DIRECTION -
Return all of the data exactly, with nothing left out but the pictures.
[Begin]
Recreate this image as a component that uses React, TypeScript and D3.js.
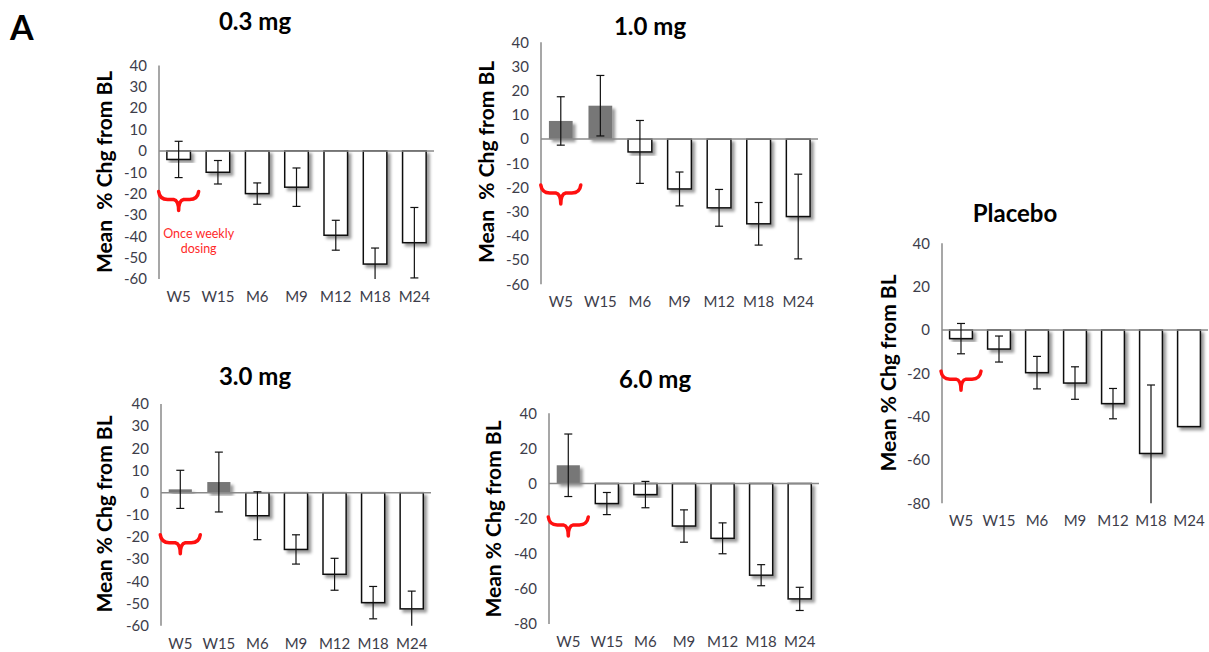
import React from 'react';
import * as d3 from 'd3';

const categories = ['W5', 'W15', 'M6', 'M9', 'M12', 'M18', 'M24'];

const mean03 = [-4, -10, -20, -17, -39.5, -53, -43];
const err03 = [8.5, 5.5, 5, 9, 7, 7.5, 16.5];
const mean10 = [7.5, 13.8, -5.3, -20.6, -28.4, -35, -32];
const err10 = [10, 12.5, 13, 7, 7.6, 8.8, 17.5];
const mean30 = [1.5, 4.8, -10.4, -25.6, -36.8, -49.6, -52.4];
const err30 = [8.6, 13.5, 10.8, 6.6, 7.2, 7.3, 8];
const mean60 = [10.4, -11.4, -6.3, -24.2, -31.2, -52.2, -65.7];
const err60 = [17.8, 6.3, 7.5, 9.2, 8.8, 6, 6.6];
const meanPbo = [-4, -8.8, -19.7, -24.5, -34, -57, -44.6];
const errPbo: (number | null)[] = [7, 6, 7.5, 7.5, 7, 31.6, null];

const ticks10 = [40, 30, 20, 10, 0, -10, -20, -30, -40, -50, -60];
const ticks20 = [40, 20, 0, -20, -40, -60, -80];

const FONT = 'Lato, "Open Sans", sans-serif';
const TICK_COLOR = '#3d3d4a';

interface PanelProps {
    title: string;
    yLabel: string;
    means: number[];
    errs: (number | null)[];
    ticks: number[];
    x0: number;
    x1: number;
    yTop: number;
    yBottom: number;
    titleX: number;
    titleY: number;
    labelX: number;
    labelY: number;
    note?: boolean;
}

const Panel: React.FC<PanelProps> = (p) => {
    const lo = d3.min(p.ticks)!;
    const hi = d3.max(p.ticks)!;
    const x = d3.scaleBand<string>()
        .domain(categories)
        .range([p.x0, p.x1])
        .paddingInner(0.4)
        .paddingOuter(0.2);
    const y = d3.scaleLinear().domain([lo, hi]).range([p.yBottom, p.yTop]);
    const bw = x.bandwidth();
    const cx0 = x('W5')! + bw / 2;
    const braceTop = y(-19);

    // red curly brace under the first visit
    const brace = d3.path();
    brace.moveTo(cx0 - 20, braceTop);
    brace.quadraticCurveTo(cx0 - 19, braceTop + 8, cx0 - 11, braceTop + 8);
    brace.lineTo(cx0 - 5, braceTop + 8);
    brace.quadraticCurveTo(cx0, braceTop + 9, cx0, braceTop + 19);
    brace.quadraticCurveTo(cx0, braceTop + 9, cx0 + 5, braceTop + 8);
    brace.lineTo(cx0 + 11, braceTop + 8);
    brace.quadraticCurveTo(cx0 + 19, braceTop + 8, cx0 + 20, braceTop);

    return (
        <g>
            <text x={p.titleX} y={p.titleY} textAnchor="middle" fontFamily={FONT}
                fontWeight="bold" fontSize={24} fill="#000">{p.title}</text>
            <text transform={`translate(${p.labelX},${p.labelY}) rotate(-90)`} textAnchor="middle"
                fontFamily={FONT} fontWeight="bold" fontSize={21} fill="#000"
                style={{ whiteSpace: 'pre' }}>{p.yLabel}</text>
            {p.ticks.map(t => (
                <text key={t} x={p.x0 - 12} y={y(t)} dy="0.35em" textAnchor="end"
                    fontFamily={FONT} fontSize={15} fill={TICK_COLOR}>{t}</text>
            ))}
            <line x1={p.x0} x2={p.x0} y1={p.yTop} y2={p.yBottom} stroke="#8a8a8a" strokeWidth={1.5} />
            {categories.map((c, i) => {
                const v = p.means[i];
                const top = y(Math.max(0, v));
                const h = Math.abs(y(v) - y(0));
                const pos = v > 0;
                return (
                    <rect key={c} x={x(c)} y={top} width={bw} height={h}
                        fill={pos ? '#777777' : '#ffffff'}
                        stroke={pos ? 'none' : '#111'} strokeWidth={1.5}
                        filter="url(#shadow)" />
                );
            })}
            <line x1={p.x0} x2={p.x1} y1={y(0)} y2={y(0)} stroke="#8a8a8a" strokeWidth={1.5} />
            {categories.map((c, i) => {
                const e = p.errs[i];
                if (e == null) return null;
                const cx = x(c)! + bw / 2;
                const v = p.means[i];
                const upV = v + e;
                const dnV = v - e;
                const up = y(Math.min(hi, upV));
                const dn = y(Math.max(lo, dnV));
                return (
                    <g key={c} stroke="#111" strokeWidth={1.2}>
                        <line x1={cx} x2={cx} y1={up} y2={dn} />
                        {upV <= hi && <line x1={cx - 4} x2={cx + 4} y1={up} y2={up} />}
                        {dnV >= lo && <line x1={cx - 4} x2={cx + 4} y1={dn} y2={dn} />}
                    </g>
                );
            })}
            {categories.map(c => (
                <text key={c} x={x(c)! + bw / 2} y={p.yBottom + 23} textAnchor="middle"
                    fontFamily={FONT} fontSize={15} fill={TICK_COLOR}>{c}</text>
            ))}
            <path d={brace.toString()} fill="none" stroke="#ff1010" strokeWidth={3.5}
                strokeLinecap="round" strokeLinejoin="round" />
            {p.note && (
                <text x={cx0 + 20} y={y(-41)} textAnchor="middle" fontFamily={FONT}
                    fontSize={12.5} fill="#ff2a2a">
                    <tspan x={cx0 + 20} dy="0">Once weekly</tspan>
                    <tspan x={cx0 + 20} dy="15">dosing</tspan>
                </text>
            )}
        </g>
    );
};

const App: React.FC = () => {
    return (
        <svg width={1209} height={652} style={{ position: 'absolute', left: 0, top: 0, background: '#fff' }}>
            <defs>
                <filter id="shadow" x="-30%" y="-30%" width="160%" height="160%">
                    <feDropShadow dx={3} dy={3} stdDeviation={1.6} floodColor="#000" floodOpacity={0.4} />
                </filter>
            </defs>
            <rect width={1209} height={652} fill="#fff" />
            <text x={10} y={40} fontFamily={FONT} fontWeight="bold" fontSize={34} fill="#000">A</text>
            <Panel title="0.3 mg" yLabel="Mean  % Chg from BL" means={mean03} errs={err03} ticks={ticks10}
                x0={159} x1={434} yTop={65.5} yBottom={279} titleX={255} titleY={30}
                labelX={112} labelY={172} note />
            <Panel title="1.0 mg" yLabel="Mean  % Chg from BL" means={mean10} errs={err10} ticks={ticks10}
                x0={541} x1={818} yTop={42.3} yBottom={284.3} titleX={650} titleY={35}
                labelX={494} labelY={162} />
            <Panel title="3.0 mg" yLabel="Mean % Chg from BL" means={mean30} errs={err30} ticks={ticks10}
                x0={161} x1={431} yTop={404} yBottom={625.7} titleX={255} titleY={385}
                labelX={112} labelY={514} />
            <Panel title="6.0 mg" yLabel="Mean % Chg from BL" means={mean60} errs={err60} ticks={ticks20}
                x0={549} x1={819} yTop={413.3} yBottom={624} titleX={655} titleY={388}
                labelX={501} labelY={519} />
            <Panel title="Placebo" yLabel="Mean % Chg from BL" means={meanPbo} errs={errPbo} ticks={ticks20}
                x0={942} x1={1208} yTop={243.3} yBottom={503.3} titleX={1015} titleY={222}
                labelX={896} labelY={373} />
        </svg>
    );
};

export default App;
[End]
CORRECT RESPONSE -
Recreate this image as a component that uses React, TypeScript and D3.js.
import React from 'react';
import * as d3 from 'd3';

const categories = ['W5', 'W15', 'M6', 'M9', 'M12', 'M18', 'M24'];

const mean03 = [-4, -10, -20, -17, -39.5, -53, -43];
const err03 = [8.5, 5.5, 5, 9, 7, 7.5, 16.5];
const mean10 = [7.5, 13.8, -5.3, -20.6, -28.4, -35, -32];
const err10 = [10, 12.5, 13, 7, 7.6, 8.8, 17.5];
const mean30 = [1.5, 4.8, -10.4, -25.6, -36.8, -49.6, -52.4];
const err30 = [8.6, 13.5, 10.8, 6.6, 7.2, 7.3, 8];
const mean60 = [10.4, -11.4, -6.3, -24.2, -31.2, -52.2, -65.7];
const err60 = [17.8, 6.3, 7.5, 9.2, 8.8, 6, 6.6];
const meanPbo = [-4, -8.8, -19.7, -24.5, -34, -57, -44.6];
const errPbo: (number | null)[] = [7, 6, 7.5, 7.5, 7, 31.6, null];

const ticks10 = [40, 30, 20, 10, 0, -10, -20, -30, -40, -50, -60];
const ticks20 = [40, 20, 0, -20, -40, -60, -80];

const FONT = 'Lato, "Open Sans", sans-serif';
const TICK_COLOR = '#3d3d4a';

interface PanelProps {
    title: string;
    yLabel: string;
    means: number[];
    errs: (number | null)[];
    ticks: number[];
    x0: number;
    x1: number;
    yTop: number;
    yBottom: number;
    titleX: number;
    titleY: number;
    labelX: number;
    labelY: number;
    note?: boolean;
}

const Panel: React.FC<PanelProps> = (p) => {
    const lo = d3.min(p.ticks)!;
    const hi = d3.max(p.ticks)!;
    const x = d3.scaleBand<string>()
        .domain(categories)
        .range([p.x0, p.x1])
        .paddingInner(0.4)
        .paddingOuter(0.2);
    const y = d3.scaleLinear().domain([lo, hi]).range([p.yBottom, p.yTop]);
    const bw = x.bandwidth();
    const cx0 = x('W5')! + bw / 2;
    const braceTop = y(-19);

    // red curly brace under the first visit
    const brace = d3.path();
    brace.moveTo(cx0 - 20, braceTop);
    brace.quadraticCurveTo(cx0 - 19, braceTop + 8, cx0 - 11, braceTop + 8);
    brace.lineTo(cx0 - 5, braceTop + 8);
    brace.quadraticCurveTo(cx0, braceTop + 9, cx0, braceTop + 19);
    brace.quadraticCurveTo(cx0, braceTop + 9, cx0 + 5, braceTop + 8);
    brace.lineTo(cx0 + 11, braceTop + 8);
    brace.quadraticCurveTo(cx0 + 19, braceTop + 8, cx0 + 20, braceTop);

    return (
        <g>
            <text x={p.titleX} y={p.titleY} textAnchor="middle" fontFamily={FONT}
                fontWeight="bold" fontSize={24} fill="#000">{p.title}</text>
            <text transform={`translate(${p.labelX},${p.labelY}) rotate(-90)`} textAnchor="middle"
                fontFamily={FONT} fontWeight="bold" fontSize={21} fill="#000"
                style={{ whiteSpace: 'pre' }}>{p.yLabel}</text>
            {p.ticks.map(t => (
                <text key={t} x={p.x0 - 12} y={y(t)} dy="0.35em" textAnchor="end"
                    fontFamily={FONT} fontSize={15} fill={TICK_COLOR}>{t}</text>
            ))}
            <line x1={p.x0} x2={p.x0} y1={p.yTop} y2={p.yBottom} stroke="#8a8a8a" strokeWidth={1.5} />
            {categories.map((c, i) => {
                const v = p.means[i];
                const top = y(Math.max(0, v));
                const h = Math.abs(y(v) - y(0));
                const pos = v > 0;
                return (
                    <rect key={c} x={x(c)} y={top} width={bw} height={h}
                        fill={pos ? '#777777' : '#ffffff'}
                        stroke={pos ? 'none' : '#111'} strokeWidth={1.5}
                        filter="url(#shadow)" />
                );
            })}
            <line x1={p.x0} x2={p.x1} y1={y(0)} y2={y(0)} stroke="#8a8a8a" strokeWidth={1.5} />
            {categories.map((c, i) => {
                const e = p.errs[i];
                if (e == null) return null;
                const cx = x(c)! + bw / 2;
                const v = p.means[i];
                const upV = v + e;
                const dnV = v - e;
                const up = y(Math.min(hi, upV));
                const dn = y(Math.max(lo, dnV));
                return (
                    <g key={c} stroke="#111" strokeWidth={1.2}>
                        <line x1={cx} x2={cx} y1={up} y2={dn} />
                        {upV <= hi && <line x1={cx - 4} x2={cx + 4} y1={up} y2={up} />}
                        {dnV >= lo && <line x1={cx - 4} x2={cx + 4} y1={dn} y2={dn} />}
                    </g>
                );
            })}
            {categories.map(c => (
                <text key={c} x={x(c)! + bw / 2} y={p.yBottom + 23} textAnchor="middle"
                    fontFamily={FONT} fontSize={15} fill={TICK_COLOR}>{c}</text>
            ))}
            <path d={brace.toString()} fill="none" stroke="#ff1010" strokeWidth={3.5}
                strokeLinecap="round" strokeLinejoin="round" />
            {p.note && (
                <text x={cx0 + 20} y={y(-41)} textAnchor="middle" fontFamily={FONT}
                    fontSize={12.5} fill="#ff2a2a">
                    <tspan x={cx0 + 20} dy="0">Once weekly</tspan>
                    <tspan x={cx0 + 20} dy="15">dosing</tspan>
                </text>
            )}
        </g>
    );
};

const App: React.FC = () => {
    return (
        <svg width={1209} height={652} style={{ position: 'absolute', left: 0, top: 0, background: '#fff' }}>
            <defs>
                <filter id="shadow" x="-30%" y="-30%" width="160%" height="160%">
                    <feDropShadow dx={3} dy={3} stdDeviation={1.6} floodColor="#000" floodOpacity={0.4} />
                </filter>
            </defs>
            <rect width={1209} height={652} fill="#fff" />
            <text x={10} y={40} fontFamily={FONT} fontWeight="bold" fontSize={34} fill="#000">A</text>
            <Panel title="0.3 mg" yLabel="Mean  % Chg from BL" means={mean03} errs={err03} ticks={ticks10}
                x0={159} x1={434} yTop={65.5} yBottom={279} titleX={255} titleY={30}
                labelX={112} labelY={172} note />
            <Panel title="1.0 mg" yLabel="Mean  % Chg from BL" means={mean10} errs={err10} ticks={ticks10}
                x0={541} x1={818} yTop={42.3} yBottom={284.3} titleX={650} titleY={35}
                labelX={494} labelY={162} />
            <Panel title="3.0 mg" yLabel="Mean % Chg from BL" means={mean30} errs={err30} ticks={ticks10}
                x0={161} x1={431} yTop={404} yBottom={625.7} titleX={255} titleY={385}
                labelX={112} labelY={514} />
            <Panel title="6.0 mg" yLabel="Mean % Chg from BL" means={mean60} errs={err60} ticks={ticks20}
                x0={549} x1={819} yTop={413.3} yBottom={624} titleX={655} titleY={388}
                labelX={501} labelY={519} />
            <Panel title="Placebo" yLabel="Mean % Chg from BL" means={meanPbo} errs={errPbo} ticks={ticks20}
                x0={942} x1={1208} yTop={243.3} yBottom={503.3} titleX={1015} titleY={222}
                labelX={896} labelY={373} />
        </svg>
    );
};

export default App;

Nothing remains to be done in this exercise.